TACLOBAN CITY- While living in their so-called transitional houses is far better than living in tents or bunkhouses, families who survived the onslaught of supertyphoon Yolanda but lost their houses, lamented that life at their new temporary resettlement site is difficult.

The transitional houses, so called because these will serve as temporary houses for the survivors while waiting for the completion of the construction of their permanent houses, are made of light materials with nipa shingles as roofs and “amakan” as walls and measuring 16×12 square meters.

“We feel better off staying here than in a tent. We feel safe here. Unlike in tents, we can now sleep soundly even when it rains,” Rosalinda Ocenar, 47, said.

Ocenar, her husband and five children were among the 60 typhoon victims from San Jose District who were transferred from their tents to their transitional houses located in Barangay Santo Nino.

Santo Nino is located in the northern part of Tacloban and is about 24 kilometers away from San Jose District.

The families were transferred to this temporary relocation site of about 3.4 hectares owned by village chairman Alden Villarino, just last month.

They are to live at their transitional houses, built by a non-government organization, Operations Blessing, until houses to be constructed at the permanent relocation sites will be finished, said Danilo Naputo, community facilitator of the City Housing and Community Development office.

By his own reckoning, the families would be staying at the transitional houses for about a year.
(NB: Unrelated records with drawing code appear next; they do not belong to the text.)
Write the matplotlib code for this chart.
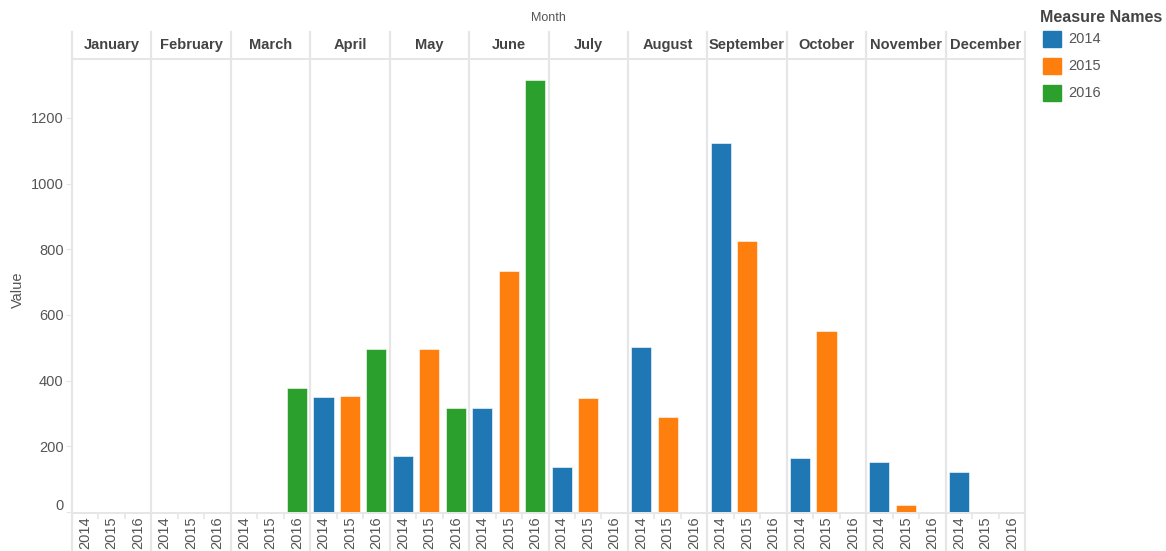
import matplotlib
matplotlib.use("Agg")
import matplotlib.pyplot as plt
from matplotlib.transforms import blended_transform_factory, ScaledTranslation
import numpy as np

months = ["January", "February", "March", "April", "May", "June", "July",
          "August", "September", "October", "November", "December"]
years = ["2014", "2015", "2016"]
v2014 = [0, 0, 0, 350, 170, 317, 137, 502, 1123, 164, 152, 122]
v2015 = [0, 0, 0, 353, 495, 734, 347, 289, 825, 551, 21, 0]
v2016 = [0, 0, 377, 495, 317, 1315, 0, 0, 0, 0, 0, 0]
colors = ["#1f77b4", "#ff7f0e", "#2ca02c"]

W, H = 1166, 551
fig = plt.figure(figsize=(W / 100, H / 100), dpi=100)
plt.rcParams['font.family'] = ['Liberation Sans', 'DejaVu Sans']

L, R, T, B = 72, 1025, 60, 512
ax = fig.add_axes([L / W, 1 - B / H, (R - L) / W, (B - T) / H])
ax.set_xlim(-0.5, 35.5)
ax.set_ylim(0, 1376)

grid_c = "#e6e6e6"
text_c = "#555555"
series = [v2014, v2015, v2016]
for j, vals in enumerate(series):
    xs = [i * 3 + j for i in range(12)]
    ax.bar(xs, vals, width=0.76, color=colors[j], edgecolor="white",
           linewidth=0.4, zorder=3)

for s in ax.spines.values():
    s.set_visible(False)

# separators
tr = blended_transform_factory(ax.transData, fig.transFigure)
for k in range(13):
    x = k * 3 - 0.5
    ax.plot([x, x], [0, 1 - 32 / H], transform=tr, color=grid_c, lw=1.6,
            clip_on=False, zorder=1)
# horizontal lines
trh = blended_transform_factory(ax.transAxes, fig.transFigure)
ax.plot([0, 1], [1 - 59 / H, 1 - 59 / H], transform=trh, color=grid_c, lw=1.4, clip_on=False)
ax.plot([0, 1], [1 - 513 / H, 1 - 513 / H], transform=trh, color=grid_c, lw=1.4, clip_on=False)

# month headers
for i, m in enumerate(months):
    ax.text(i * 3 + 1, 1 - 45 / H, m, transform=tr, ha="center", va="center",
            fontsize=10.5, fontweight="bold", color="#444444")
fig.text(((L + R) / 2) / W, 1 - 18 / H, "Month", ha="center", va="center",
         fontsize=9, color=text_c)

# x ticks
ax.set_xticks(np.arange(36))
ax.set_xticklabels(years * 12, rotation=90, fontsize=10.5, color=text_c)
ax.set_xticks(np.arange(36) - 0.5, minor=True)
ax.tick_params(axis="x", which="major", length=0, pad=3)
ax.tick_params(axis="x", which="minor", length=5, color=grid_c, width=1.2)

# y ticks
ax.set_yticks([0, 200, 400, 600, 800, 1000, 1200])
ax.tick_params(axis="y", length=4, color=grid_c, labelsize=10.5, labelcolor=text_c, pad=2)
zero_lbl = ax.get_yticklabels()[0]
zero_lbl.set_transform(zero_lbl.get_transform() + ScaledTranslation(0, 0.08, fig.dpi_scale_trans))
fig.text(18 / W, 1 - 290 / H, "Value", rotation=90, ha="center", va="center",
         fontsize=10.5, color=text_c)

# legend
fig.text(1040 / W, 1 - 18 / H, "Measure Names", ha="left", va="center",
         fontsize=11.5, fontweight="bold", color="#444444")
for j, y in enumerate(years):
    yc = 39 + j * 27
    fig.patches.append(plt.Rectangle((1043 / W, 1 - (yc + 8) / H), 18 / W, 16 / H,
                                     transform=fig.transFigure, color=colors[j]))
    fig.text(1068 / W, 1 - yc / H, y, ha="left", va="center", fontsize=10.5, color=text_c)

fig.savefig("out.png", dpi=100)
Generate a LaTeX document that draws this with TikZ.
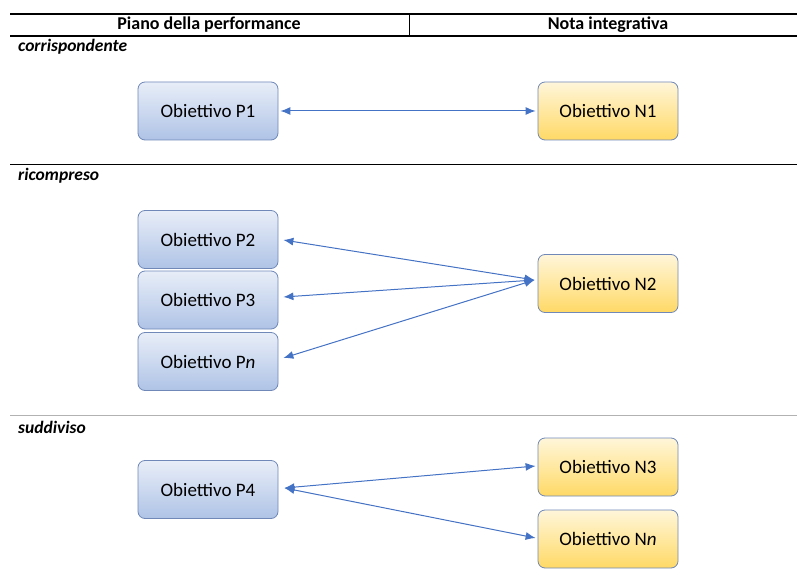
\documentclass[tikz,border=0pt]{standalone}
\usepackage{fontspec}
\setmainfont{Carlito}
\usetikzlibrary{arrows.meta}
\definecolor{arrowblue}{HTML}{4472C4}
\definecolor{pboxtop}{HTML}{E8EEF8}
\definecolor{pboxbot}{HTML}{AFC3E6}
\definecolor{nboxtop}{HTML}{FFF6DA}
\definecolor{nboxbot}{HTML}{FFD966}
\definecolor{boxline}{HTML}{6F88B8}
\tikzset{
  pbox/.style={draw=boxline, line width=0.8pt, rounded corners=7pt, top color=pboxtop, bottom color=pboxbot, minimum width=140pt, minimum height=58pt, inner sep=0pt, font=\fontsize{19}{22}\selectfont},
  nbox/.style={draw=boxline, line width=0.8pt, rounded corners=7pt, top color=nboxtop, bottom color=nboxbot, minimum width=140pt, minimum height=58pt, inner sep=0pt, font=\fontsize{19}{22}\selectfont},
  link/.style={draw=arrowblue, line width=1pt, {Latex[length=10pt,width=8pt]}-{Latex[length=10pt,width=8pt]}},
  sect/.style={anchor=west, font=\bfseries\itshape\fontsize{17.5}{20}\selectfont, inner sep=0pt},
  head/.style={font=\bfseries\fontsize{18}{21}\selectfont, inner sep=0pt}
}
\begin{document}
\begin{tikzpicture}[x=1pt,y=-1pt]
\useasboundingbox (0,0) rectangle (797,577);
% header
\draw[line width=1.4pt] (10,14) -- (797,14);
\draw[line width=1.4pt] (10,36) -- (797,36);
\draw[line width=1pt] (409,14) -- (409,36);
\node[head] (h1) at (209,25) {Piano della performance};
\node[head] (h2) at (608,25) {Nota integrativa};
% sections
\node[sect] (s1) at (18,47) {corrispondente};
\draw[line width=1.2pt] (10,164.5) -- (797,164.5);
\node[sect] (s2) at (18,176) {ricompreso};
\draw[line width=1.2pt, gray!60] (10,415.5) -- (797,415.5);
\node[sect] (s3) at (18,427) {suddiviso};
% boxes
\node[pbox] (p1) at (208,111) {Obiettivo P1};
\node[nbox] (n1) at (608,111) {Obiettivo N1};
\node[pbox] (p2) at (208,239.5) {Obiettivo P2};
\node[pbox] (p3) at (208,300) {Obiettivo P3};
\node[pbox] (pn) at (208,361.5) {Obiettivo P\textit{n}};
\node[nbox] (n2) at (608,283.5) {Obiettivo N2};
\node[pbox] (p4) at (208,489.5) {Obiettivo P4};
\node[nbox] (n3) at (608,467) {Obiettivo N3};
\node[nbox] (nn) at (608,539) {Obiettivo N\textit{n}};
% connectors
\coordinate (n2in) at ([xshift=-3pt,yshift=3.5pt]n2.west);
\coordinate (p4out) at ([xshift=6pt,yshift=1.5pt]p4.east);
\draw[link] ([xshift=2pt]p1.east) -- ([xshift=-2pt]n1.west);
\draw[link] ([xshift=5pt,yshift=-0.5pt]p2.east) -- (n2in);
\draw[link] ([xshift=5pt,yshift=3pt]p3.east) -- (n2in);
\draw[link] ([xshift=5pt,yshift=3.5pt]pn.east) -- (n2in);
\draw[link] (p4out) -- ([xshift=-2pt,yshift=1pt]n3.west);
\draw[link] (p4out) -- ([xshift=-2pt,yshift=1pt]nn.west);
\end{tikzpicture}
\end{document}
But while Ocenar and the rest of the families now living at their transitional houses appeared to be safe, the distance of their new resettlement also resulted for them not only to lose their income but even getting their daily foods have became a problem.

“We cannot ask food from our neighbors like in San Jose because we know that they are also hard up. There are instances that we only eat once a day,” Ocenar, whose husband once worked a carpenter, said.

For the past five months or so, the giving of food assistance to the survivors have been stopped by the government saying that it is now a period of rehabilitation and giving relief is over.

In the case of Rosita Enales, 57 who lost her husband Reynaldo due to Yolanda, their transfer to their temporary resettlement site compounded their financial difficulties.

Enales, who lives with her six children, relied on selling viands at their former barangay in San Jose.

“When I received the financial assistance from the Tzu Chi (Foundation) of P15, 000, I used it to start with a small variety store. But I was forced to close it because I have nothing more to sell because whatever money I generate from our small store, we used it for our daily needs,” the widow said.

Edgardo Pedrosa, 56, also shared the difficulties living at their transitional resettlement.

Pedrosa father of five children, two of them are still in school, said that while he appreciates the government’s intervention, money hard to come to them.

“I used to work as a vendor. Aside from having no income to start again, the area where we are right now is quite far from the city (proper),” he said.

Santo Nino is about 14 kilometers away from the Tacloban proper.

The city government of Mayor Alfred Romualdez said that the part of the development of the permanent resettlement sites in the northern part of the city is to provide necessary infrastructures to attract businesses.

However, this plan will take some time before this could be realized.